EXERCISE REQUIREMENTS = Output the lines exactly, from the one where "Write the seaborn" appears through the one where "width=0.31, ax=ax)" appears. Images are left out.

** START OF EXTRACTED MATERIAL **

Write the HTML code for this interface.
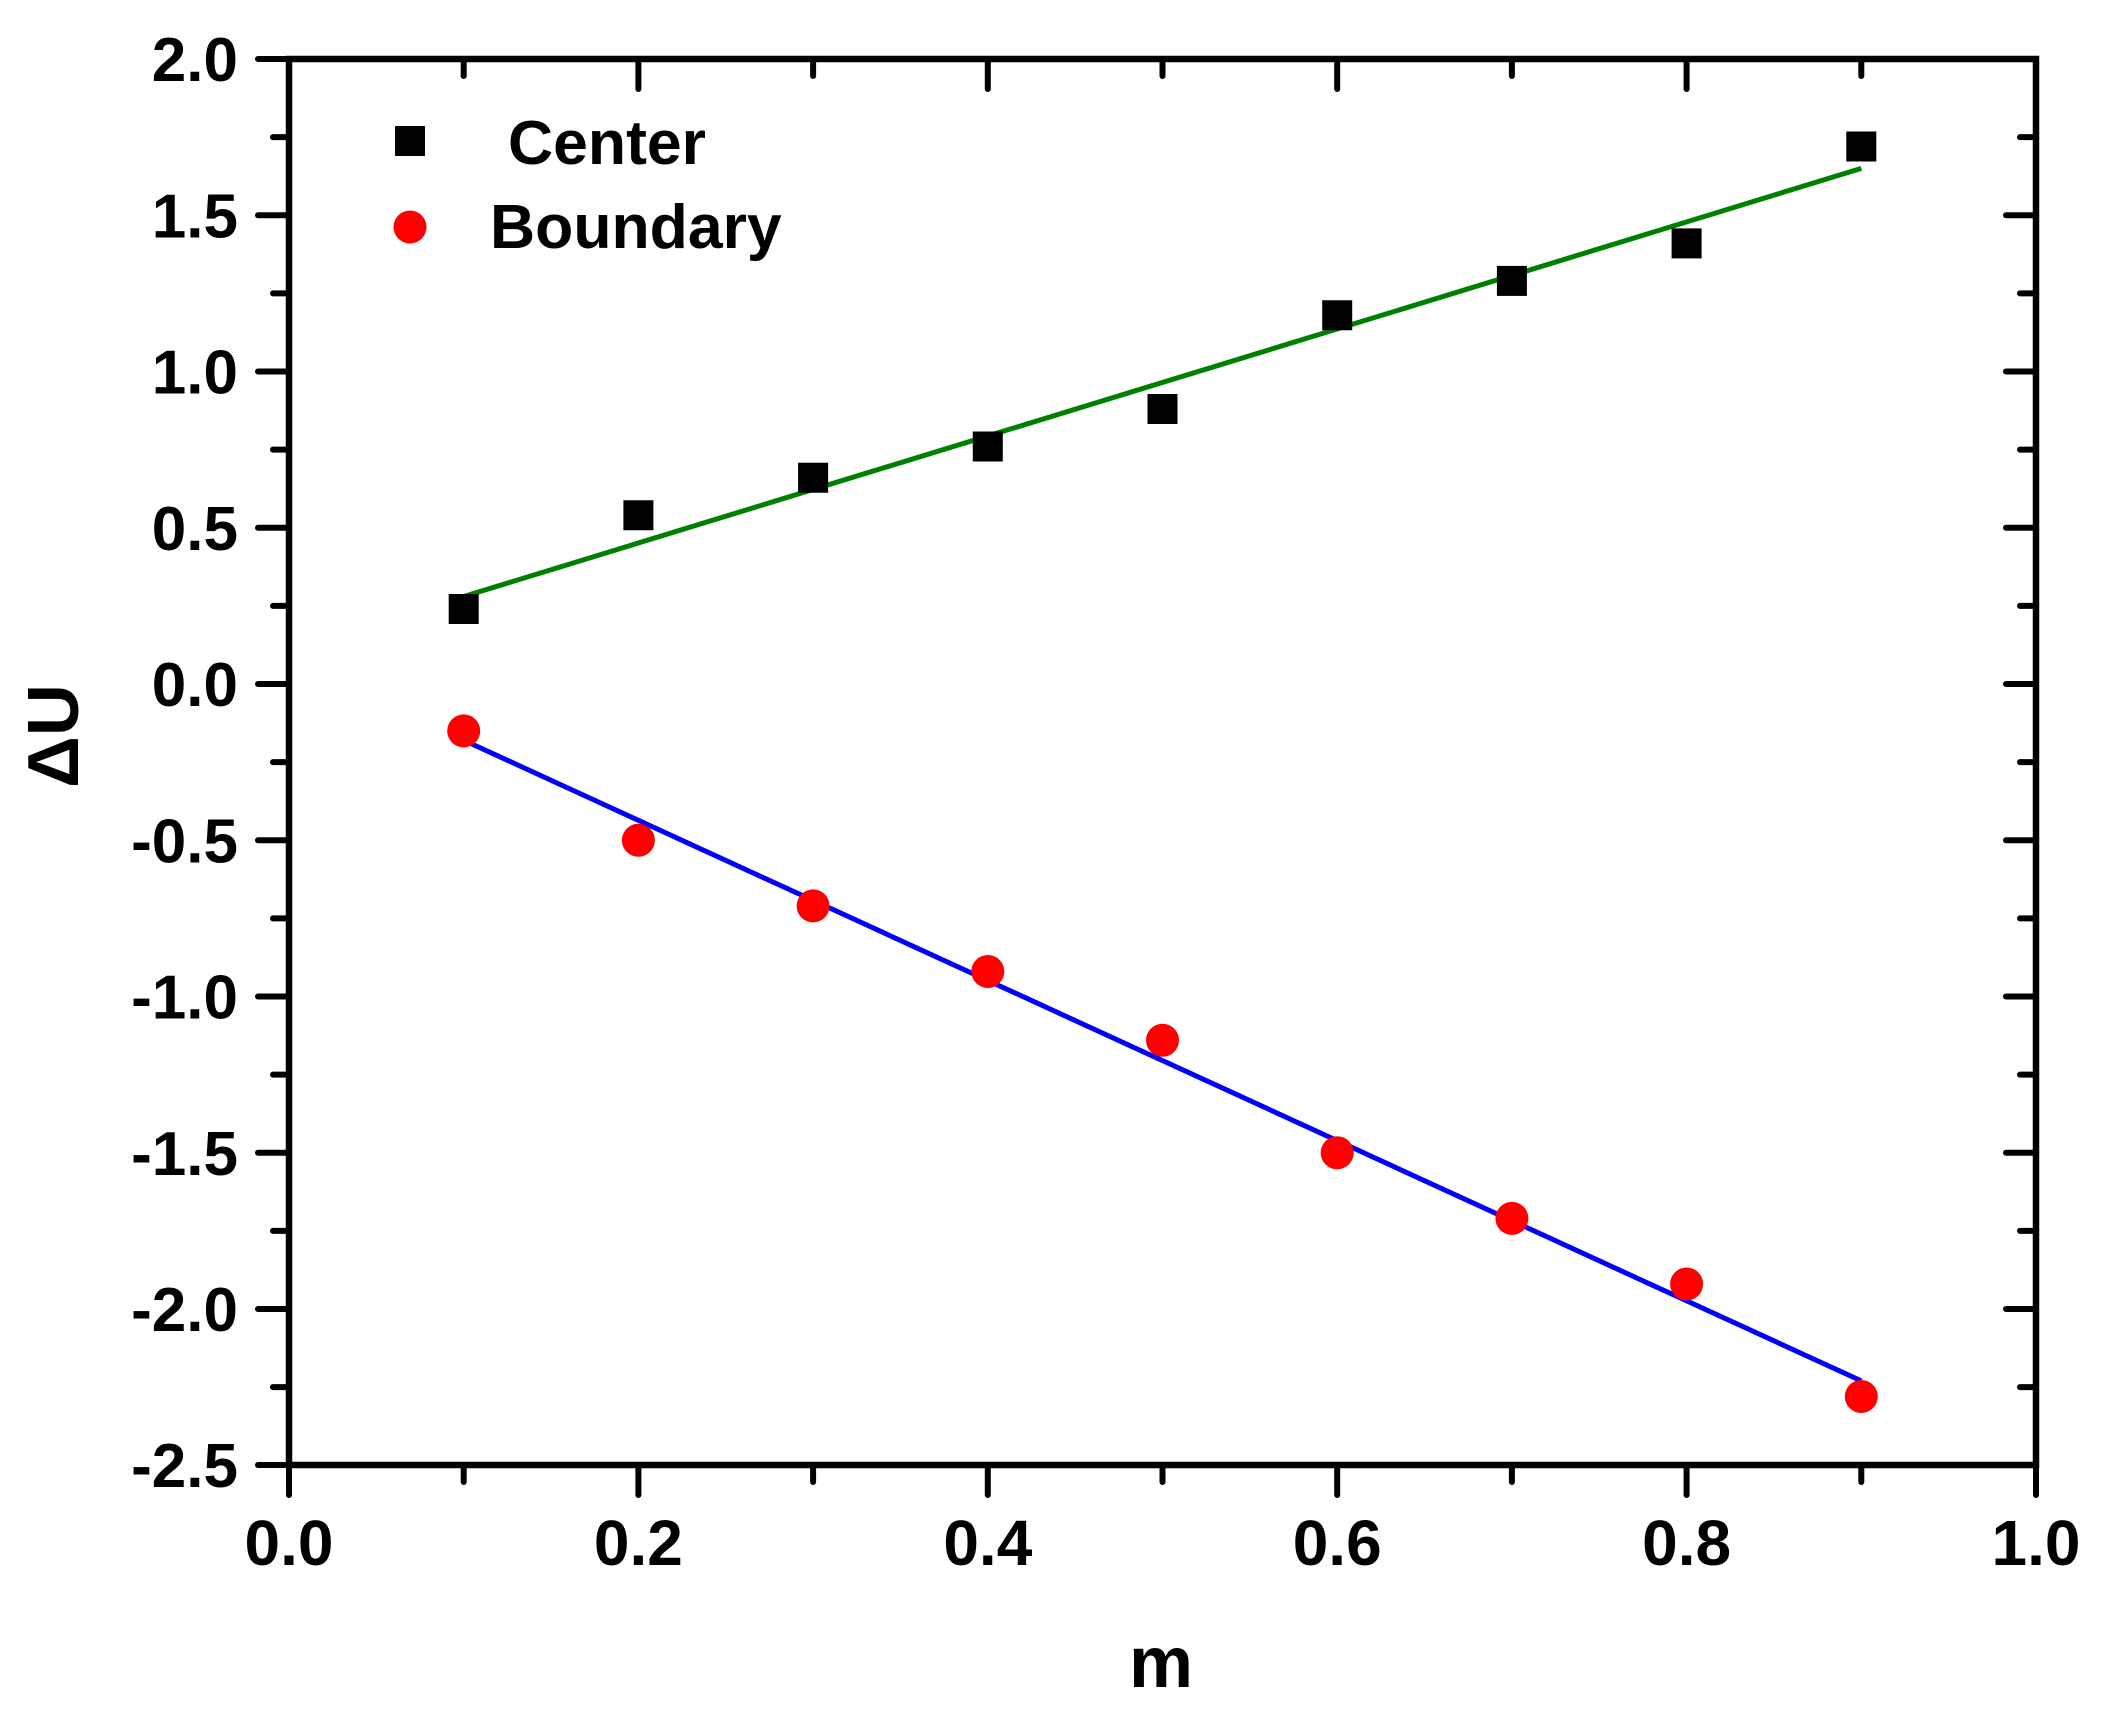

** END OF EXTRACTED MATERIAL **
** START OF EXTRACTED MATERIAL **

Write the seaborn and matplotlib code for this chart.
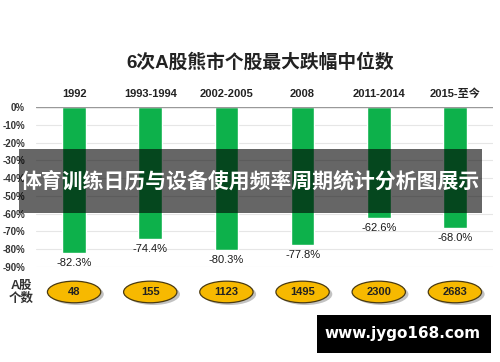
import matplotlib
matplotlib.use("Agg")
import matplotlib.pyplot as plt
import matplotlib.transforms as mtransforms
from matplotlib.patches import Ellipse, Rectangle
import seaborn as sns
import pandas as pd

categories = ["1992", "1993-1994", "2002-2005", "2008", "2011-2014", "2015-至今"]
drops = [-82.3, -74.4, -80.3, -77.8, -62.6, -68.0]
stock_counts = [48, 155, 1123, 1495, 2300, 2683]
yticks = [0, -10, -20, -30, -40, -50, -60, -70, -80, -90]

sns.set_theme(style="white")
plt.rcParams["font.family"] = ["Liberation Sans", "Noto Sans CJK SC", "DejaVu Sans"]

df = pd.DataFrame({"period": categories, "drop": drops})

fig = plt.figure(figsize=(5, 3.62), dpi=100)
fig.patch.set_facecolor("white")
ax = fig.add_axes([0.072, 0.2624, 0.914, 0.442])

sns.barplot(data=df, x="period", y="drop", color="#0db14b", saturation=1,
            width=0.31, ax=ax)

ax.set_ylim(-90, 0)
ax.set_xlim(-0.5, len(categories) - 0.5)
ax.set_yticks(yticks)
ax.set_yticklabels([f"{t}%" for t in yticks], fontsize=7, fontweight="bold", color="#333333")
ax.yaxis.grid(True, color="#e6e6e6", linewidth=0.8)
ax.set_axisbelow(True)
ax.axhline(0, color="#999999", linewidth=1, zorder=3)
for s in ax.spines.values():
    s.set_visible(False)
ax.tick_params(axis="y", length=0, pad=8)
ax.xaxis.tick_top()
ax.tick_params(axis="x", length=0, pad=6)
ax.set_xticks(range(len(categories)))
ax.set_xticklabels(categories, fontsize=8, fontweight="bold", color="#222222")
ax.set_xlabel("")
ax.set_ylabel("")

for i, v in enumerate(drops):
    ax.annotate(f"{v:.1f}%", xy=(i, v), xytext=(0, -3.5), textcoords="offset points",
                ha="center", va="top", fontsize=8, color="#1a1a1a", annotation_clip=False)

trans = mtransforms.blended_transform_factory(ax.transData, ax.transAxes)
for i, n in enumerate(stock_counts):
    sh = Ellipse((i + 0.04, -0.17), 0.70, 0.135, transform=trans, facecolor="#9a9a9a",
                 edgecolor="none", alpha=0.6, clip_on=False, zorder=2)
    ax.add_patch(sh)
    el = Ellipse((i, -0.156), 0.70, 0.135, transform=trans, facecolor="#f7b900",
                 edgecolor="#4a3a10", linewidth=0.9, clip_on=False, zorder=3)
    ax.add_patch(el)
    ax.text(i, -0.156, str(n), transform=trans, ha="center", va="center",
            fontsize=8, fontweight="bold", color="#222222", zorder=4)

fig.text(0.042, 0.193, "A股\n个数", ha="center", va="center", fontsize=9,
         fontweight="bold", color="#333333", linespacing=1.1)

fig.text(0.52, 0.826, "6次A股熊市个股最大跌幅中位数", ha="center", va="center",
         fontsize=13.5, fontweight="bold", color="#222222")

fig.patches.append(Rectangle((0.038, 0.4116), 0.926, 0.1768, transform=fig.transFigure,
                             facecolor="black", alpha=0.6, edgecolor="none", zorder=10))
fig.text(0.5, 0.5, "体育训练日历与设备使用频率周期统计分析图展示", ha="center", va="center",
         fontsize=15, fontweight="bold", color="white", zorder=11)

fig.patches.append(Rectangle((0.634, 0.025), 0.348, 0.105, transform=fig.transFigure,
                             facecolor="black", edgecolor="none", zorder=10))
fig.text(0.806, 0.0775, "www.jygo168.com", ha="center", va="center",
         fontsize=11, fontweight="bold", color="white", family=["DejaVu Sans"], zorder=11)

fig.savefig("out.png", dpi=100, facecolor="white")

** END OF EXTRACTED MATERIAL **
** START OF EXTRACTED MATERIAL **

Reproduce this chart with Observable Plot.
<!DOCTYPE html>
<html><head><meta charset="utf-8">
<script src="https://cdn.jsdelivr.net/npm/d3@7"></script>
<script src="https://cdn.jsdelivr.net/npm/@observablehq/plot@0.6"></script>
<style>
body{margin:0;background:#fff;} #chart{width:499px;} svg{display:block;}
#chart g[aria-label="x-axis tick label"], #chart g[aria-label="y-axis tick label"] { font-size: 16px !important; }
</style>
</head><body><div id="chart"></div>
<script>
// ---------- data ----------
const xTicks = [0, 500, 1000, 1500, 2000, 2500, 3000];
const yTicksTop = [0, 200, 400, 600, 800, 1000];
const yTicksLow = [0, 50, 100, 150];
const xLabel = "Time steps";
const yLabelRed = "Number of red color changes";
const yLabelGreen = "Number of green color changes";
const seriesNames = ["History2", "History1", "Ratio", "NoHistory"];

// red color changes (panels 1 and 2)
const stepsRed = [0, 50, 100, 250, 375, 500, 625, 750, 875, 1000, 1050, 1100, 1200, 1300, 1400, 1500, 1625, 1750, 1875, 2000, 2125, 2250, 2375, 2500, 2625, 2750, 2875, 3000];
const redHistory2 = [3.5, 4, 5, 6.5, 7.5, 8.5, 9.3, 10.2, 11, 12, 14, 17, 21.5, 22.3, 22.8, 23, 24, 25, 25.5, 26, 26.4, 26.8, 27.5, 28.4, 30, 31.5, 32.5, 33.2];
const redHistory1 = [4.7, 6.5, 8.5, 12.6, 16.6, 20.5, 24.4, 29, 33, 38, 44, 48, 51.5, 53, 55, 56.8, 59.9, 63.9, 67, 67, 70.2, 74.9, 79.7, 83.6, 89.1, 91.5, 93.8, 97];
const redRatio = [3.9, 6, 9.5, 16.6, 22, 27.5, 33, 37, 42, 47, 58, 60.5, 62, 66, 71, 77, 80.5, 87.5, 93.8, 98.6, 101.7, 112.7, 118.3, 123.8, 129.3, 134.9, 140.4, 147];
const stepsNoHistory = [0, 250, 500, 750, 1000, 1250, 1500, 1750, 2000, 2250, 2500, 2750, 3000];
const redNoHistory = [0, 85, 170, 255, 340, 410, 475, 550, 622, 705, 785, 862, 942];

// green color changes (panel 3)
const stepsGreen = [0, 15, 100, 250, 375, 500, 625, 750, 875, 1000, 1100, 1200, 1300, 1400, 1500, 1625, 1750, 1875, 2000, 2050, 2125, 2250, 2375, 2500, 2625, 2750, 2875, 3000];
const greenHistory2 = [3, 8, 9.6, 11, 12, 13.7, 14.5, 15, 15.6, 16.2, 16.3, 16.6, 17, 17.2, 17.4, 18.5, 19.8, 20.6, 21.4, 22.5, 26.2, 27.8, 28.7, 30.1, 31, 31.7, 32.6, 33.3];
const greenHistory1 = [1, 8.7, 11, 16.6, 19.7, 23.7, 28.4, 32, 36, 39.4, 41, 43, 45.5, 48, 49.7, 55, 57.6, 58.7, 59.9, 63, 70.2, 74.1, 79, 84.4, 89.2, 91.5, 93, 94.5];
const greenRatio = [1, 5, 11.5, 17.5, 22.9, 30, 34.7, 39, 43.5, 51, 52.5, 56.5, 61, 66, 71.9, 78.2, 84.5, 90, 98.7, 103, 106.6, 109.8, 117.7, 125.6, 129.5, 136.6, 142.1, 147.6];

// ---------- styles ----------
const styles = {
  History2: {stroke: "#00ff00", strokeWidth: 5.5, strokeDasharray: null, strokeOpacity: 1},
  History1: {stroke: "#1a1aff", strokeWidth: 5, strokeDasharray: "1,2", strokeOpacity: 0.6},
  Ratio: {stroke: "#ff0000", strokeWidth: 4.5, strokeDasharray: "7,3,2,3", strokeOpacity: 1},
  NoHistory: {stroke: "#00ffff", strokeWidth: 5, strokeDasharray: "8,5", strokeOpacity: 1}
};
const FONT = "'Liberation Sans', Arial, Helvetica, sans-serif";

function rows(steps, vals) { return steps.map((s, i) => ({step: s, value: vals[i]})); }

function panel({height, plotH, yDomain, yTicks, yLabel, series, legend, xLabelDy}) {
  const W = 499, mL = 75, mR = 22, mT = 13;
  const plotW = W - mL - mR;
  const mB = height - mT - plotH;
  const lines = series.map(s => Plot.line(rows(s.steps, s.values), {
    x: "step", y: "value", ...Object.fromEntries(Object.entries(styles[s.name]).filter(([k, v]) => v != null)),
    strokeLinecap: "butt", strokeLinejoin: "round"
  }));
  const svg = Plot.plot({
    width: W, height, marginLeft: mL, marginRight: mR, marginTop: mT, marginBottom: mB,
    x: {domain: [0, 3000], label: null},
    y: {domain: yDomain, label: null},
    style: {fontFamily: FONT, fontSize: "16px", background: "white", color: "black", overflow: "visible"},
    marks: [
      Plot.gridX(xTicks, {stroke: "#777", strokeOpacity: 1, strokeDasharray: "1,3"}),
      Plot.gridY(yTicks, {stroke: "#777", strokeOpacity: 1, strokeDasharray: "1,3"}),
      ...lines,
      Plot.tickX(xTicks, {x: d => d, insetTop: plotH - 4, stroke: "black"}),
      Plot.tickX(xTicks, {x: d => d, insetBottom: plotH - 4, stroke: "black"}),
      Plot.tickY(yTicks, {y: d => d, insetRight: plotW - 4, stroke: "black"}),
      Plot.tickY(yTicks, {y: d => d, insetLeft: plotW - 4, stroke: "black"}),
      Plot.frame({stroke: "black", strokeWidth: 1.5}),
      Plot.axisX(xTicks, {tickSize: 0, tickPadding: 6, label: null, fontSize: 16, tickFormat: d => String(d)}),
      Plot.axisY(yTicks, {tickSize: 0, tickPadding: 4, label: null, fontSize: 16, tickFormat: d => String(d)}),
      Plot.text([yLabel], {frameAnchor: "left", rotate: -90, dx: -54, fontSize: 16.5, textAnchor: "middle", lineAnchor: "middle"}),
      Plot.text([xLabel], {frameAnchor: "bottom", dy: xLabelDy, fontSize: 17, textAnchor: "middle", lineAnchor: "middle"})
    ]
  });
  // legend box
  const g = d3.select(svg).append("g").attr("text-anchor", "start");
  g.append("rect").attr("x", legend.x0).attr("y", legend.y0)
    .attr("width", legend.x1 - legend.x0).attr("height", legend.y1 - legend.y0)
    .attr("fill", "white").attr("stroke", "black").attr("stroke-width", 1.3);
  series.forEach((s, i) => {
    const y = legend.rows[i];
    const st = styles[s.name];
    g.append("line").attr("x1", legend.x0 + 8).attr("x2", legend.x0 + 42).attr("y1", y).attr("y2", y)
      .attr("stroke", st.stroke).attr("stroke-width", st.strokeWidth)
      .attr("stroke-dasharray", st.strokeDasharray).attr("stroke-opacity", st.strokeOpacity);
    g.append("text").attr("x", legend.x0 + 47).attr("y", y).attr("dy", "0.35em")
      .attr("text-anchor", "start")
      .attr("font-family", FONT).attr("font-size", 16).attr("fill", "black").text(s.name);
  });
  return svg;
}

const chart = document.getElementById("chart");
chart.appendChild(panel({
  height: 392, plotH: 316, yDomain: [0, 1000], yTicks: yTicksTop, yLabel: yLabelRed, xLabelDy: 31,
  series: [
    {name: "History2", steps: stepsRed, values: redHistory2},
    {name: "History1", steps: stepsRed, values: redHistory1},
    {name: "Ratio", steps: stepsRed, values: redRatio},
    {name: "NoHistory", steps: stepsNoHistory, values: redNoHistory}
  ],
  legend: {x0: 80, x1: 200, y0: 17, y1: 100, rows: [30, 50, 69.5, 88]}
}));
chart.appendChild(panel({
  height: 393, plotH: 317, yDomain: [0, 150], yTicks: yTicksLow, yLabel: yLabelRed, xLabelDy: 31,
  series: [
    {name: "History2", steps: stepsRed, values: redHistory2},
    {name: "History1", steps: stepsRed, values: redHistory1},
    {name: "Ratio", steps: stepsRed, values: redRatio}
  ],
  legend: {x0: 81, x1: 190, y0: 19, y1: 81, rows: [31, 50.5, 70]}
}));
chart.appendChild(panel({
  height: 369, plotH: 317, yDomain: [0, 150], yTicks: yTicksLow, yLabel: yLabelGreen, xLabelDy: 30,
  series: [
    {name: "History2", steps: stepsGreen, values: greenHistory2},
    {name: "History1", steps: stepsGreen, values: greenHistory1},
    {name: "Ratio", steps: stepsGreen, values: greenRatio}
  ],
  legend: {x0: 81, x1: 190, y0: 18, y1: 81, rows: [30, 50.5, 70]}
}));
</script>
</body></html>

** END OF EXTRACTED MATERIAL **

OUTPUT FOR THIS EXERCISE =
Write the seaborn and matplotlib code for this chart.
import matplotlib
matplotlib.use("Agg")
import matplotlib.pyplot as plt
import matplotlib.transforms as mtransforms
from matplotlib.patches import Ellipse, Rectangle
import seaborn as sns
import pandas as pd

categories = ["1992", "1993-1994", "2002-2005", "2008", "2011-2014", "2015-至今"]
drops = [-82.3, -74.4, -80.3, -77.8, -62.6, -68.0]
stock_counts = [48, 155, 1123, 1495, 2300, 2683]
yticks = [0, -10, -20, -30, -40, -50, -60, -70, -80, -90]

sns.set_theme(style="white")
plt.rcParams["font.family"] = ["Liberation Sans", "Noto Sans CJK SC", "DejaVu Sans"]

df = pd.DataFrame({"period": categories, "drop": drops})

fig = plt.figure(figsize=(5, 3.62), dpi=100)
fig.patch.set_facecolor("white")
ax = fig.add_axes([0.072, 0.2624, 0.914, 0.442])

sns.barplot(data=df, x="period", y="drop", color="#0db14b", saturation=1,
            width=0.31, ax=ax)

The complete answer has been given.